A professora explica que a dinâmica de proliferação e letalidade do coronavírus no Espírito Santo será semelhante a de outros estados brasileiros. Maria Helena recorda que no Rio de Janeiro e São Paulo, por exemplo, o vírus apareceu primeiro nos bairros nobres por ter chegado de fora para dentro, ou seja, do exterior para o Brasil. Depois, atingiu as comunidades populares, onde a letalidade está sendo maior.
“A tendência é que aconteça a mesma coisa, ainda mais com a proximidade de liberação do comércio. Uma coisa é você colocar uma máscara, ir ao supermercado, fazer suas compras e voltar para casa. Outra é a pessoa ter que ficar oito, dez horas por dia no ambiente de trabalho, muitas vezes atendendo ao público”, destaca Maria Helena, que enfatiza que a maioria dos trabalhadores que terão que se submeter a isso são das comunidades populares, em grande parte negros e negras.
Para Maria Helena, a pandemia prova que não bastam leituras econômicas e da área médica, é preciso também que se faça a leitura social. “Tem a Covid e o pós-Covid, que vai deixar muitos traumas. Precisamos refletir sobre o arraso feito no Sistema Único de Saúde, na política de trabalho e na ciência. Estamos sofrendo as consequências de tudo isso”, afirma
Comunidades quilombolas
Quando reivindicou a divulgação dos dados sobre a população negra em meio à pandemia do coronavírus, o Movimento Negro incluiu as comunidades quilombolas, mas até o momento não houve nenhum caso de infecção, segundo o professor do Departamento de Ciências Sociais da Ufes, Osvaldo Martins, que tem feito esse monitoramento com auxílio de lideranças locais.

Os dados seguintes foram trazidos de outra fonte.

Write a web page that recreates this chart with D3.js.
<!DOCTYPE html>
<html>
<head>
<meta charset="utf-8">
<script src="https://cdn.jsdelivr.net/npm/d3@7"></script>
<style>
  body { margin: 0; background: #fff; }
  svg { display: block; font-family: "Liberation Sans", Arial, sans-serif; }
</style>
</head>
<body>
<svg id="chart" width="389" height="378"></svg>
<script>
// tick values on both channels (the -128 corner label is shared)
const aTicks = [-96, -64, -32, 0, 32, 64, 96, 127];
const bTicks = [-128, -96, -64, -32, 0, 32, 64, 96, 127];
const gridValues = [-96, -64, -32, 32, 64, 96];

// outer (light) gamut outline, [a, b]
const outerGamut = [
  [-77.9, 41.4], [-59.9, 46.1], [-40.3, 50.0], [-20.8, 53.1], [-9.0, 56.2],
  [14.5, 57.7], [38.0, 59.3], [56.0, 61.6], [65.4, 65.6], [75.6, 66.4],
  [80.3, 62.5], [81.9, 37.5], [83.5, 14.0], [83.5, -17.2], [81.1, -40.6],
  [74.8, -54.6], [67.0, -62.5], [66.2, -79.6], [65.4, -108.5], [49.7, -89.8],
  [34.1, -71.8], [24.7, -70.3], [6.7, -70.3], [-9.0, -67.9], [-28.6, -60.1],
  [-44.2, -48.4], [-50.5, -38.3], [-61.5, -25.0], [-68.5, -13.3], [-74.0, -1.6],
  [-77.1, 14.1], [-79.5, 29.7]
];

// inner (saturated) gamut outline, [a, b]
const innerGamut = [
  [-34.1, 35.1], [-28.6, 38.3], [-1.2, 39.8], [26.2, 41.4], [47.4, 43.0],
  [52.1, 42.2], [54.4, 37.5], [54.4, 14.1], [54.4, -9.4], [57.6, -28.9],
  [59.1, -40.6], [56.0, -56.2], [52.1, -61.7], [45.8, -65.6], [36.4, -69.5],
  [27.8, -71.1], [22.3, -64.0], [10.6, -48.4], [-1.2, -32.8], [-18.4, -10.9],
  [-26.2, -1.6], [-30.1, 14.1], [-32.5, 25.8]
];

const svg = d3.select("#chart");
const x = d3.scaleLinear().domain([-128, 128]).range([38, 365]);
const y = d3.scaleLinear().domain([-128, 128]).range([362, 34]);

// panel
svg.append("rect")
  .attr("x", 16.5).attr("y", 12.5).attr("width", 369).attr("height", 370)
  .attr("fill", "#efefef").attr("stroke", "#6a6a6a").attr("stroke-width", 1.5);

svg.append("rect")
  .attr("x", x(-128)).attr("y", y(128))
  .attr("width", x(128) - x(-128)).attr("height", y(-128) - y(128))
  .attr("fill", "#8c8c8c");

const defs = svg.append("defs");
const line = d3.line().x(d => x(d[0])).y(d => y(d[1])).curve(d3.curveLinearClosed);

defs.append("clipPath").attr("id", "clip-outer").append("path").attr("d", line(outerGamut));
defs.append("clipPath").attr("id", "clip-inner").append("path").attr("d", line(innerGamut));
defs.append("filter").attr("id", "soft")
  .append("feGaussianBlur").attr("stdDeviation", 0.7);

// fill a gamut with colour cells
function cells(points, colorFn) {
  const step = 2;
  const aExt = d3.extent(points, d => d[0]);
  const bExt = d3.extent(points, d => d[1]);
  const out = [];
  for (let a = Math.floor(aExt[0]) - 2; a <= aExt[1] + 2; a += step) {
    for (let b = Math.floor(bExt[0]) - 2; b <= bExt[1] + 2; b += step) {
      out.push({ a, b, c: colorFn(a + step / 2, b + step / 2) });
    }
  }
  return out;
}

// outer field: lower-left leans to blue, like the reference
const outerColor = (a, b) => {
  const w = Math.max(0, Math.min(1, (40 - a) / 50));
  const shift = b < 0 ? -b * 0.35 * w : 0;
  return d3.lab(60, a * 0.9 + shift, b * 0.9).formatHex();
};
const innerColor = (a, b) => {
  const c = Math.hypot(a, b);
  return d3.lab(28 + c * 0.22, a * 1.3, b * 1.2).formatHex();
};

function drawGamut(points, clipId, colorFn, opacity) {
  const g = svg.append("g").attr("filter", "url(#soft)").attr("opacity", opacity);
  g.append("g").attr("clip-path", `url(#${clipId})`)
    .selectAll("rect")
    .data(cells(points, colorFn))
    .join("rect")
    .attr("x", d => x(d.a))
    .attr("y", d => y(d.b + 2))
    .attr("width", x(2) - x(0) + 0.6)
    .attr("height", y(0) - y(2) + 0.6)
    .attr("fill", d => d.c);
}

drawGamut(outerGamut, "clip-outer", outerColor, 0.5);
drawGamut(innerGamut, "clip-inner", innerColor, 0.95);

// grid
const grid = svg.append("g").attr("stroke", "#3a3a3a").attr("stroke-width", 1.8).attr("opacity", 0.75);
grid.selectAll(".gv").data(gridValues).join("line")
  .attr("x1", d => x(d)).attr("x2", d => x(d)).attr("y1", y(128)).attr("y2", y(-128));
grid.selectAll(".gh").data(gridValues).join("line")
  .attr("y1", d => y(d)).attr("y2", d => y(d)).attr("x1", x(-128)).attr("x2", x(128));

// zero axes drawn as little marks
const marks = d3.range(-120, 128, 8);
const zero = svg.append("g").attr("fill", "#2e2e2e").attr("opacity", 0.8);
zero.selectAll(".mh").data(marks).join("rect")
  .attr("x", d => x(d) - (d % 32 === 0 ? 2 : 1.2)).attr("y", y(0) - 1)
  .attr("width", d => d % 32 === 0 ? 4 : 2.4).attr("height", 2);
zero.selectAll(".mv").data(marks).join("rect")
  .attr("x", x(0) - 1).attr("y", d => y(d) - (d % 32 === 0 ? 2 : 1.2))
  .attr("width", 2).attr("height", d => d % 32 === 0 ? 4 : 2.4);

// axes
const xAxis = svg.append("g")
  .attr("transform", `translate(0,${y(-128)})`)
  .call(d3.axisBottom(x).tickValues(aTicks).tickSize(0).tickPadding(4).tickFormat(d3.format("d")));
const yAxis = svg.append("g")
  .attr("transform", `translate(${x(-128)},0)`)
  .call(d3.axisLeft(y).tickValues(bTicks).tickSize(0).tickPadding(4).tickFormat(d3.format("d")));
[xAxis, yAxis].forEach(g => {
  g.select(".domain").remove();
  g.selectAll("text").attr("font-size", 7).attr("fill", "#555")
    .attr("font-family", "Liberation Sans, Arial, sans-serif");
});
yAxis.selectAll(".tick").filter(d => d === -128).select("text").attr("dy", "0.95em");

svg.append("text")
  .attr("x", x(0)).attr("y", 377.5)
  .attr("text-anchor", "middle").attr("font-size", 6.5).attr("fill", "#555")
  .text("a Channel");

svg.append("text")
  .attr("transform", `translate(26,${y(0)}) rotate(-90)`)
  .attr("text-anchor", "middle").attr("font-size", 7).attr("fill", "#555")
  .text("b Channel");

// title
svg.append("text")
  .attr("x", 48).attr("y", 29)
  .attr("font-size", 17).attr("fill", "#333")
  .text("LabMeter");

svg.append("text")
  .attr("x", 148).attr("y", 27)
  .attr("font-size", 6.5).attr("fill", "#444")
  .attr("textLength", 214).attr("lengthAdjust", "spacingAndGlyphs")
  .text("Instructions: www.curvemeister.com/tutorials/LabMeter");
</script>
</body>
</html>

Entretanto, os efeitos da pandemia, segundo ele, têm sido notados nessas comunidades. A que mais tem sofrido, como informa, é a de Porto Grande, em Conceição da Barra, norte do Estado. O professor explica a maioria é pescador e não tem conseguido vender os mariscos.
Em outras comunidades, onde muitos vivem da agricultura familiar, como as de São Mateus, o fechamento das feiras prejudicou as vendas e o pagamento dos alimentos vendidos por meio do Programa Nacional de Alimentação Escolar (PNAE) está atrasado. Muitos que tinham emprego em outras áreas, segundo Osvaldo, foram demitidos.